The problem it solves
Most sensitive-data exposure isn't a sophisticated attack; it's an ordinary action taken with the wrong file, recipient, or destination. A well-meaning employee drags a folder to a personal cloud account to work from home. A departing salesperson takes a client list they've come to think of as their own. Neither looks malicious in the moment, and neither trips an alarm without something specifically watching content rather than known attack patterns.
Left unmanaged, this kind of leakage is invisible until it's disclosed — often by a customer or regulator, not the organization itself. Inspecting data in motion catches it at the one moment it's still preventable.
How it works
The core capability is content inspection: rather than trusting a filename or folder location, the system reads what's actually inside a file or message and matches it against sensitive-data patterns — government ID formats, card numbers, source code signatures, custom keyword lists — often combined with machine classification for data that doesn't follow a rigid pattern.
That inspection runs at the specific points data tries to leave: the endpoint, where it governs USB drives, clipboard actions, and printing; the network and email gateway, where it scans outbound traffic; and increasingly cloud and SaaS applications, where files are shared and synced without touching a managed device. Policies often start from templates aligned to specific regulations, saving a team from writing detection logic for a well-known data type from scratch. A match can block the action, quarantine it for review, or simply log it and route the incident to a reviewer.
DLP vs DSPM
Data loss prevention watches data as it moves and enforces policy at the moment of transfer; it has no opinion about data that just sits still. Data security posture management does the opposite: it finds and maps sensitive data wherever it already lives — including copies nobody remembers creating — without touching anything in transit.
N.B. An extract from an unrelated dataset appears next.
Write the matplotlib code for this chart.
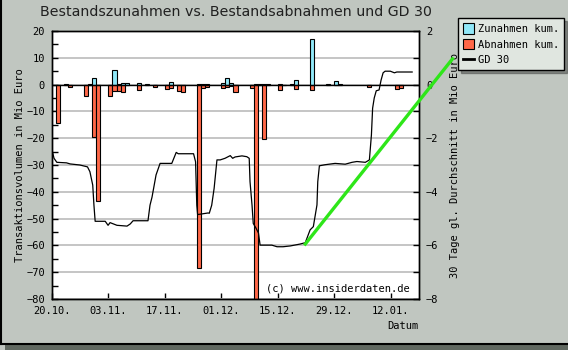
import matplotlib.pyplot as plt
import numpy as np
from matplotlib.ticker import MultipleLocator
from matplotlib.patches import Rectangle
from matplotlib.lines import Line2D

# days after 20.10.
tick_days = [0, 14, 28, 42, 56, 70, 84]
tick_labels = ["20.10.", "03.11.", "17.11.", "01.12.", "15.12.", "29.12.", "12.01."]

bar_days = [1, 3, 4, 8, 9, 10, 11, 14, 15, 16, 17, 18, 21, 23, 25, 28, 29, 31, 32,
            36, 37, 38, 42, 43, 44, 45, 49, 50, 51, 52, 53, 56, 57, 59, 60, 64, 68,
            70, 71, 78, 85, 86]
zunahmen = [0, 0.2, 0, 0, 0.2, 2.5, 0, 0, 5.5, 0.2, 0.5, 0.6, 0.7, 0.2, 0, 0, 1.0, 0, 0,
            0.2, 0.3, 0.2, 0.6, 2.5, 0.5, 0, 0, 0.2, 0.2, 0.2, 0.2, 0.2, 0, 0.2, 1.9, 17.0, 0.3,
            1.4, 0.3, 0, 0, 0]
abnahmen = [-14.5, -0.3, -0.9, -4.2, -0.2, -19.7, -43.5, -4.2, -2.4, -2.4, -2.7, -0.3, -2.1,
            -0.3, -1.0, -1.7, -1.2, -2.4, -2.7, -68.5, -1.2, -0.9, -1.2, -0.9, -0.5, -2.7, -1.2,
            -80.0, -0.3, -20.2, -0.3, -2.0, -0.3, -0.3, -1.6, -2.1, 0, -0.2, 0, -0.9, -1.6, -1.2]

# GD 30 (right axis, Mio Euro)
gd_days = [0, 0.5, 1.2, 3.6, 4.5, 6.9, 8.8, 9.4, 10.1, 10.4, 10.7, 13.2, 13.9, 14.4, 16.1,
           18.6, 19.4, 20.1, 23.8, 24.3, 24.8, 25.8, 26.8, 29.7, 30.8, 31.3, 35.1, 35.6, 35.9,
           36.1, 38.7, 39.0, 39.6, 40.2, 40.9, 41.7, 42.9, 44.2, 44.8, 45.4, 47.1, 48.3, 48.9,
           49.1, 49.6, 49.9, 50.6, 51.2, 51.6, 54.5, 55.8, 57.3, 59.1, 61.5, 62.8, 64.0, 64.8,
           65.7, 65.9, 66.3, 67.7, 70.2, 72.7, 74.4, 75.6, 77.7, 78.7, 79.2, 79.5, 79.9, 80.4,
           81.1, 81.6, 82.1, 82.6, 83.9, 84.9, 85.5, 89.3]
gd_values = [-2.44, -2.75, -2.90, -2.92, -2.96, -3.00, -3.07, -3.25, -3.75, -4.50, -5.10, -5.10,
             -5.25, -5.15, -5.25, -5.28, -5.20, -5.08, -5.08, -4.50, -4.20, -3.37, -2.94, -2.94,
             -2.53, -2.58, -2.58, -2.88, -4.50, -4.85, -4.79, -4.80, -4.50, -3.87, -2.81, -2.81,
             -2.75, -2.65, -2.75, -2.70, -2.66, -2.69, -2.75, -3.62, -4.50, -5.18, -5.36, -5.54,
             -5.99, -5.99, -6.05, -6.05, -6.02, -5.95, -5.90, -5.42, -5.30, -4.49, -3.62, -3.03,
             -2.99, -2.94, -2.97, -2.90, -2.87, -2.90, -2.81, -1.88, -0.88, -0.50, -0.23, -0.20,
             0.17, 0.44, 0.50, 0.50, 0.44, 0.47, 0.47]

# green trend line (right axis)
trend_days = [62.8, 99.3]
trend_values = [-5.95, 0.96]

bg = '#c0c6c0'
mono = 'DejaVu Sans Mono'

fig = plt.figure(figsize=(5.68, 3.5), dpi=100, facecolor=bg)
ax = fig.add_axes([52 / 568, 1 - 299 / 350, 367 / 568, 268 / 350])
ax2 = ax.twinx()

ax.set_xlim(0, 91)
ax.set_ylim(-80, 20)
ax2.set_ylim(-8, 2)

ax.yaxis.set_major_locator(MultipleLocator(10))
ax.yaxis.set_minor_locator(MultipleLocator(5))
ax2.yaxis.set_major_locator(MultipleLocator(2))
ax2.yaxis.set_minor_locator(MultipleLocator(1))
ax.grid(axis='y', color='#c0c0c0', lw=1.3)
ax.set_axisbelow(True)

ax.bar(bar_days, zunahmen, width=1, align='edge', color='#90e8f8', edgecolor='black', lw=0.8)
ax.bar(bar_days, abnahmen, width=1, align='edge', color='#ff6848', edgecolor='black', lw=0.8)
ax.axhline(0, color='black', lw=1)

ax2.plot(gd_days, gd_values, color='black', lw=0.9)
ax2.plot(trend_days, trend_values, color='#2ee619', lw=2.4, clip_on=False, zorder=5)

ax.set_xticks(tick_days)
ax.set_xticklabels(tick_labels)
for a in (ax, ax2):
    a.tick_params(which='both', direction='in', length=4, width=1, labelsize=7.5,
                  labelfontfamily=mono)
    for s in a.spines.values():
        s.set_linewidth(1)
ax.tick_params(axis='x', pad=5)
ax.tick_params(axis='y', pad=5)
ax2.tick_params(axis='y', pad=5)

ax.set_ylabel("Transaktionsvolumen in Mio Euro", fontfamily=mono, fontsize=7.5, labelpad=1)
ax2.set_ylabel("30 Tage gl. Durchschnitt in Mio Euro", fontfamily=mono, fontsize=7.5,
               labelpad=8)

fig.text(0.415, 1 - 12 / 350, "Bestandszunahmen vs. Bestandsabnahmen und GD 30",
         ha='center', va='center', fontsize=10.2, color='#202020')
fig.text(419 / 568, 1 - 326 / 350, "Datum", ha='right', va='center', fontfamily=mono,
         fontsize=7.5)
ax.text(0.975, 0.041, "(c) www.insiderdaten.de", transform=ax.transAxes, ha='right',
        va='center', fontfamily=mono, fontsize=7.5)

handles = [Rectangle((0, 0), 1, 1, facecolor='#90e8f8', edgecolor='black', lw=0.8),
           Rectangle((0, 0), 1, 1, facecolor='#ff6848', edgecolor='black', lw=0.8),
           Line2D([], [], color='black', lw=2)]
leg = fig.legend(handles, ["Zunahmen kum.", "Abnahmen kum.", "GD 30"],
                 loc='upper right', bbox_to_anchor=(564 / 568, 1 - 18 / 350),
                 prop={'family': mono, 'size': 7.5}, fancybox=False, shadow=True,
                 framealpha=1, facecolor='#e0e6e0', edgecolor='black',
                 handlelength=1.1, handleheight=1.2, handletextpad=0.3,
                 borderpad=0.5, labelspacing=0.45, borderaxespad=0)
leg.get_frame().set_linewidth(1)

# panel border and shadow
fig.patches.append(Rectangle((5 / 568, 0), 1, 6 / 350, transform=fig.transFigure,
                             facecolor='#606860', edgecolor='none'))
fig.lines.append(Line2D([0, 1], [6 / 350, 6 / 350], transform=fig.transFigure,
                        color='black', lw=1.5))
fig.lines.append(Line2D([0.001, 0.001], [6 / 350, 1], transform=fig.transFigure,
                        color='black', lw=1.5))

fig.savefig('out.png', dpi=100, facecolor=bg)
A forgotten database export sitting in a misconfigured storage bucket, readable by far more people than intended, is invisible to a DLP system because nothing ever tried to move it; that's exactly the exposure the other category exists to surface. Mature programs run both.
Choosing one
Start with channel coverage: a policy that only watches email misses the laptop's USB port and every cloud app, and whoever is trying to get data out will use whichever path is left unwatched. Classification accuracy matters just as much — an overly aggressive system blocks legitimate work often enough that people route around it, while an overly loose one lets exactly the traffic it exists to catch through unnoticed.
Finally, weigh how much ongoing tuning a candidate needs. Templates get a policy running quickly, but every organization's data looks a little different, and the tools that stay effective are the ones a team can keep tuned as that data changes.
Capability taxonomy
What buyers typically evaluate when comparing tools in this category.
- Content inspection & classification
- Identifies sensitive data types inside files and messages by content, not just filename.
- Endpoint DLP
- Controls data movement to USB drives, clipboard, and local printing on the device.
- Network & email DLP
- Inspects outbound email and network traffic for sensitive data leaving the organization.
- Cloud & SaaS DLP
- Applies data protection policy to files stored and shared in cloud apps.
- Regulatory policy templates
- Ships with pre-built rules for regulations like PCI DSS and HIPAA.
- Incident workflow & remediation
- Routes policy violations to reviewers and tracks resolution.